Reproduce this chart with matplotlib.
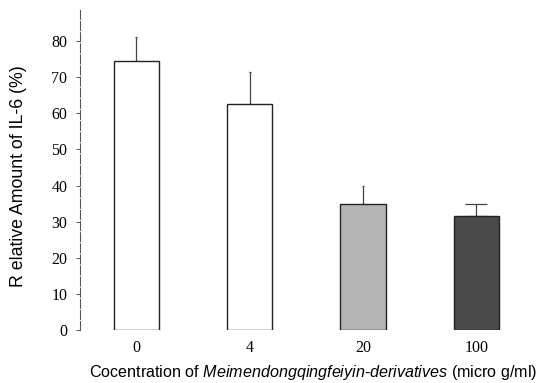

◆ ◆ ◆ ◆ ◆ ◆ ◆

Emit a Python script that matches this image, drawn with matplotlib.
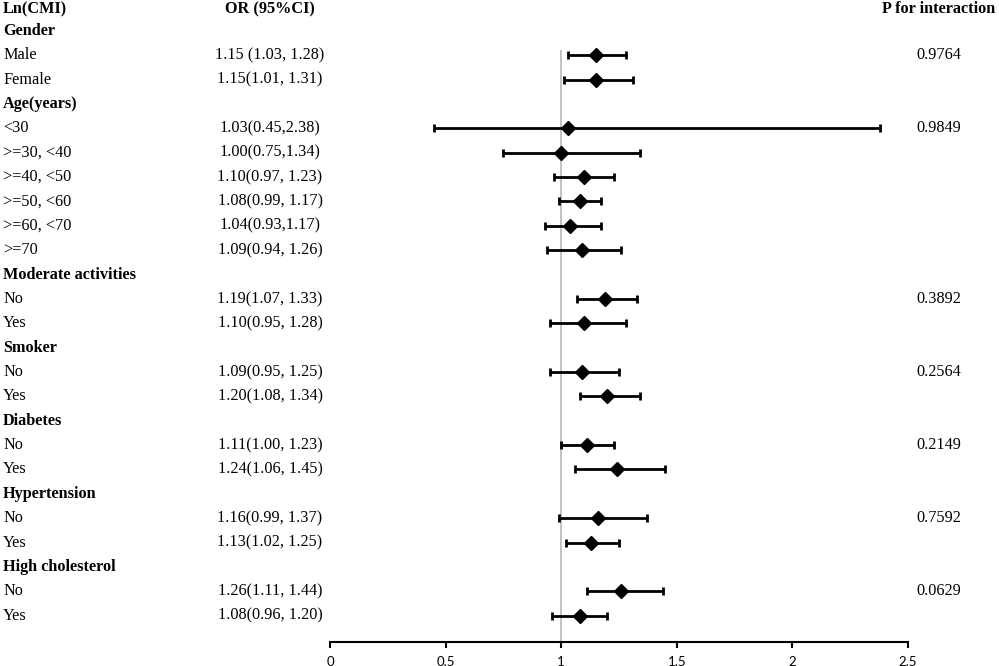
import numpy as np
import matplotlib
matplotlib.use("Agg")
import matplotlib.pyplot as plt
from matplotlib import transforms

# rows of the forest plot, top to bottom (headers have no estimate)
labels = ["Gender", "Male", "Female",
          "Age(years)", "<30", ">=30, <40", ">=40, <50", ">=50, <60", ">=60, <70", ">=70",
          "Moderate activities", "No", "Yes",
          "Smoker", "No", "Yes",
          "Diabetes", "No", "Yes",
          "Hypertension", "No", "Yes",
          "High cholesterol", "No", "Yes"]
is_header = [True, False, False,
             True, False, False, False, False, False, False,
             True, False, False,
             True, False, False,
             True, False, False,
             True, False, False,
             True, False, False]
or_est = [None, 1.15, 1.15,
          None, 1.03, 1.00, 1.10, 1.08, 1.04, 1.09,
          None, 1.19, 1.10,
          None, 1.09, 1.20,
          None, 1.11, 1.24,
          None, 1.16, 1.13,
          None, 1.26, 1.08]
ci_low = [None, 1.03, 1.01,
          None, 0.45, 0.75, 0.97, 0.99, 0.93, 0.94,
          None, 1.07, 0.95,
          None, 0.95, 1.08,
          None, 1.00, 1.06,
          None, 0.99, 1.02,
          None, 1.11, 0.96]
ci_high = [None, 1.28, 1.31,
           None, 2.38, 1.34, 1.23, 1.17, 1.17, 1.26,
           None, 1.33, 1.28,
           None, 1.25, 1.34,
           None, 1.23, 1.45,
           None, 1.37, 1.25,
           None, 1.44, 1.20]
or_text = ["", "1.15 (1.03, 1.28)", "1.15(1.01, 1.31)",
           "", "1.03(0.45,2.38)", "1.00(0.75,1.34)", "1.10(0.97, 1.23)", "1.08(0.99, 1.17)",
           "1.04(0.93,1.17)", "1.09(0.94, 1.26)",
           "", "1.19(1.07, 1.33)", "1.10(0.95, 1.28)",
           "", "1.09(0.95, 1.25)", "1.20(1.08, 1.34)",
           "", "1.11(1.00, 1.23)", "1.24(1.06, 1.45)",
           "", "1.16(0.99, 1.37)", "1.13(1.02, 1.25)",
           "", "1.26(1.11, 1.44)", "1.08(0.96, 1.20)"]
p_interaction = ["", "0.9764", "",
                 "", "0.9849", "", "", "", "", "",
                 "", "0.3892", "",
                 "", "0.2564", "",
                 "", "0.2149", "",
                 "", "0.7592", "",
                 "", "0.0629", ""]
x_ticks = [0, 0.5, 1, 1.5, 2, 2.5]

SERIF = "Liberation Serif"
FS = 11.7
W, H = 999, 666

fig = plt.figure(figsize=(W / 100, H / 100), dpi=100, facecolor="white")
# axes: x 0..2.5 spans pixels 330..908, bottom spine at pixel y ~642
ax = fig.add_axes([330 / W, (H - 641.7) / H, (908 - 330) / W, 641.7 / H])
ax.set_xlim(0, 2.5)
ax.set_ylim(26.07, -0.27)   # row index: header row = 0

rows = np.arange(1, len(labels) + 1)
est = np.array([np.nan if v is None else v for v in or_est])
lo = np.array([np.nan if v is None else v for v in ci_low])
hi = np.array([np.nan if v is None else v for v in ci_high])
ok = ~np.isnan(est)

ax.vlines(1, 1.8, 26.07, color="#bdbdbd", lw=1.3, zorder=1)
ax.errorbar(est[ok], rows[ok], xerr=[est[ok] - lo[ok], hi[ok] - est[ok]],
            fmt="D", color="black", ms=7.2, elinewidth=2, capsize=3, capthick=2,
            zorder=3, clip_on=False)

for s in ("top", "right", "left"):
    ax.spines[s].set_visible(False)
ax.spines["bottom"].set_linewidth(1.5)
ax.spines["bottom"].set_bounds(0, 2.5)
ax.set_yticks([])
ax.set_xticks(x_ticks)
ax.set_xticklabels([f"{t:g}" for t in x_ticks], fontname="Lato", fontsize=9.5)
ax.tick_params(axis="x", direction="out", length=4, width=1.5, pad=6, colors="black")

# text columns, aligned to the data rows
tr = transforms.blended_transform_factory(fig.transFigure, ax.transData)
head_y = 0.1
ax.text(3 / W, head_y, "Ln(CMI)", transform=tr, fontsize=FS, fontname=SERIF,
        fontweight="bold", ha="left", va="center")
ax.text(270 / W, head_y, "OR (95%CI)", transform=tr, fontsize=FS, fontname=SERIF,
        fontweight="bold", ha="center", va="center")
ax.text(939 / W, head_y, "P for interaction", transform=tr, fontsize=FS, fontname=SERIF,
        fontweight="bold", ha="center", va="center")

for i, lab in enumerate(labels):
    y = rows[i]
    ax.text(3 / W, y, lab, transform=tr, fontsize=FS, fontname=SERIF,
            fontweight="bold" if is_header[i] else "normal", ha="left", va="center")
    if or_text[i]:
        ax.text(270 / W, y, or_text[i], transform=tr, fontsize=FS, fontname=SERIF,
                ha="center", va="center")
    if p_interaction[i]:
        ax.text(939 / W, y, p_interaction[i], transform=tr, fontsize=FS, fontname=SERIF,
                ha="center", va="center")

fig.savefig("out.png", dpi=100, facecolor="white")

◆ ◆ ◆ ◆ ◆ ◆ ◆

The task - Start with the line that includes "Emit a Python" and finish with the line that includes "from matplotlib import transforms": reproduce those lines exactly, nothing before or after, and omit any pictures.

Right answer -
Emit a Python script that matches this image, drawn with matplotlib.
import numpy as np
import matplotlib
matplotlib.use("Agg")
import matplotlib.pyplot as plt
from matplotlib import transforms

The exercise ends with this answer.